Apparently another vendor offered more complete sets of Tasman’s charts including a different version of Tasmania, a chart of “Staten Landt” and a chart of the islands of Tonga and Fiji.
 

There is no direct evidence which links any of several rival publishers to a 1644 publication. However, a suggestion is that Blaeu’s main rival was the Amsterdam printer Jacob Colom since several elements of evidence combine to make a strong case in favour of Colom as one of the publishers who anticipated Blaeu in 1644. (Portrait left.) Born in 1600, Jacob Colom’s enterprising spirit in publishing a pilot guide in 1632 brought him into conflict with Willem Blaeu. He remained on unfriendly terms with the Blaeus.
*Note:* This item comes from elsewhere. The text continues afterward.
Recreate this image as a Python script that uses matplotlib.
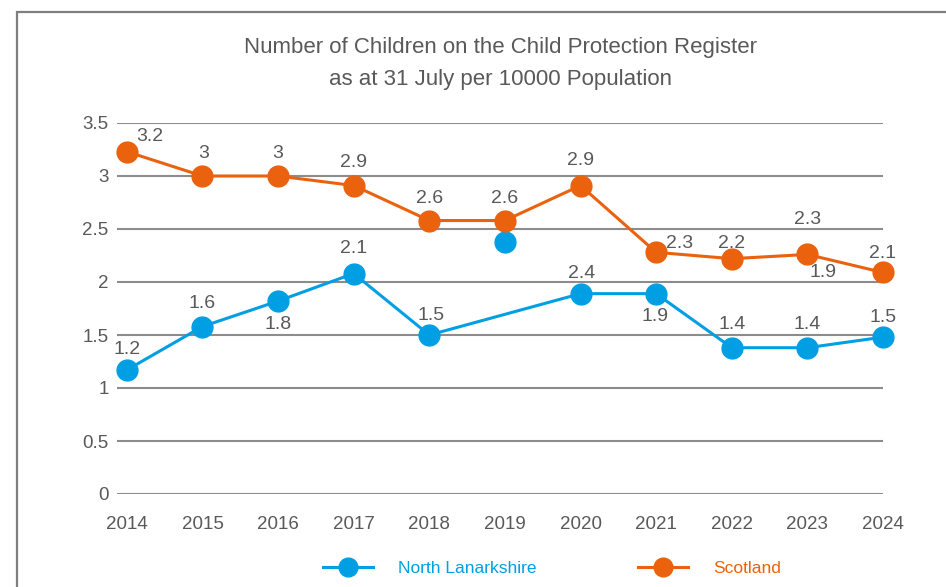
import matplotlib
matplotlib.use('Agg')
from matplotlib import pyplot as plt
from matplotlib.patches import Rectangle
import numpy as np

# data
years = [2014, 2015, 2016, 2017, 2018, 2019, 2020, 2021, 2022, 2023, 2024]
north_lanarkshire = [1.17, 1.58, 1.82, 2.08, 1.50, 2.38, 1.89, 1.89, 1.38, 1.38, 1.48]
scotland = [3.23, 3.00, 3.00, 2.91, 2.58, 2.58, 2.91, 2.28, 2.22, 2.26, 2.09]
# the 2019 North Lanarkshire point is not joined to the line in the original
nl_joined = [True, True, True, True, True, False, True, True, True, True, True]

y_ticks = [0, 0.5, 1, 1.5, 2, 2.5, 3, 3.5]
y_tick_labels = ['0', '0.5', '1', '1.5', '2', '2.5', '3', '3.5']

# data labels as printed on the chart: (text, year)
nl_labels = [('1.2', 2014), ('1.6', 2015), ('1.8', 2016), ('2.1', 2017),
             ('1.5', 2018), ('2.4', 2020), ('1.9', 2021), ('1.4', 2022),
             ('1.4', 2023), ('1.5', 2024)]
sc_labels = [('3.2', 2014), ('3', 2015), ('3', 2016), ('2.9', 2017),
             ('2.6', 2018), ('2.6', 2019), ('2.9', 2020), ('2.3', 2021),
             ('2.2', 2022), ('2.3', 2023), ('1.9', 2023), ('2.1', 2024)]
# label offsets in pixels (dx, dy)
nl_offsets = [(0, 20), (0, 23), (0, -23), (0, 25), (2, 20), (1, 20),
              (-1, -23), (0, 23), (0, 23), (0, 20)]
sc_offsets = [(23, 15), (1, 22), (0, 22), (0, 23), (0, 22), (0, 22),
              (0, 25), (23, 9), (0, 15), (0, 35), (16, -18), (0, 19)]

blue = '#009FE3'
orange = '#EA620E'
grey_text = '#595959'
plt.rcParams['font.family'] = ['Liberation Sans', 'DejaVu Sans']

fig = plt.figure(figsize=(9.46, 5.87), dpi=100)
ax = fig.add_axes([117 / 946, 1 - 494 / 587, (883 - 117) / 946, (494 - 123) / 587])

# gray frame round the chart (only left and top are visible)
fig.patches.append(Rectangle((17 / 946, -0.1), 1.2, 1 - 12 / 587 + 0.1,
                             transform=fig.transFigure, fill=False,
                             edgecolor='#7f7f7f', lw=1.6))

for y in y_ticks:
    ax.axhline(y, color='#8c8c8c', lw=1.5, zorder=1)

yr = np.array(years, dtype=float)
nl = np.array(north_lanarkshire)
sc = np.array(scotland)
mask = np.array(nl_joined)

ax.plot(yr[mask], nl[mask], color=blue, lw=2.2, marker='o', ms=15,
        zorder=3, clip_on=False, label='North Lanarkshire')
ax.plot(yr[~mask], nl[~mask], color=blue, lw=0, marker='o', ms=15,
        zorder=3, clip_on=False)
ax.plot(yr, sc, color=orange, lw=2.2, marker='o', ms=15, zorder=3,
        clip_on=False, label='Scotland')

px = 72 / 100.0
for (txt, x), (dx, dy) in zip(nl_labels, nl_offsets):
    ax.annotate(txt, (x, nl[years.index(x)]), xytext=(dx * px, dy * px),
                textcoords='offset points', ha='center', va='center',
                fontsize=14, color=grey_text, zorder=4)
for (txt, x), (dx, dy) in zip(sc_labels, sc_offsets):
    ax.annotate(txt, (x, sc[years.index(x)]), xytext=(dx * px, dy * px),
                textcoords='offset points', ha='center', va='center',
                fontsize=14, color=grey_text, zorder=4)

ax.set_xlim(2013.87, 2024.0)
ax.set_ylim(0, 3.5)
ax.set_yticks(y_ticks)
ax.set_yticklabels(y_tick_labels)
ax.set_xticks(years)
ax.set_xticklabels([str(y) for y in years])
ax.tick_params(axis='both', length=0, labelsize=13.5, labelcolor=grey_text)
ax.tick_params(axis='x', pad=16)
ax.tick_params(axis='y', pad=6)
for s in ax.spines.values():
    s.set_visible(False)
ax.patch.set_alpha(0)

fig.text(500 / 946, 1 - 47 / 587, 'Number of Children on the Child Protection Register',
         ha='center', va='center', fontsize=16, color=grey_text)
fig.text(500 / 946, 1 - 80 / 587, 'as at 31 July per 10000 Population',
         ha='center', va='center', fontsize=16, color=grey_text)

leg = fig.legend(loc='center', bbox_to_anchor=(552 / 946, 1 - 568 / 587), ncol=2,
                 frameon=False, fontsize=12.5, labelcolor='linecolor',
                 handlelength=2.9, columnspacing=5.8, handletextpad=1.45,
                 markerscale=0.9)

fig.savefig('out.png', dpi=100)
The representation of Staten Landt and nine place names in Colom’s undated “South Sea” chart relates more closely to Tasman’s original data than any other 17th century map. The only known examples are bound in with Colom’s Atlas Maritimo dated 1669 and noted as chart number 52. The data overall does not match any single extant manuscript. In his 1968 study The voyages of Abel Janszoon Tasman, Andrew Sharp explains that the representation of New Zealand in all the extant manuscript charts apparently derives from a prototype chart or charts drawn by Franchoys Jacobsen Visscher. Sharp’s belief ties in with the suggestion that the map of Staten Landt supplied to Colom was a copy of this now unknown prototype referred to by Sharp.
 

To summarise: The facts reviewed in this article leave little doubt that the first representation of a part of New Zealand in a printed map or maps occurred in 1644 beside the name Staten Landt. The publisher or publishers are unknown for certain but Jacob Colom must be considered a strong contender for the honour of publicising New Zealand for the first time. This was achieved within about a year of Tasman’s return to Batavia after his discovery of New Zealand. There is little doubt that Blaeu swung into action swiftly after being humiliated and produced his revised map with the new name Zeelandia Nova in 1645, after Tasman’s discoveries in northern Australia were known in Amsterdam.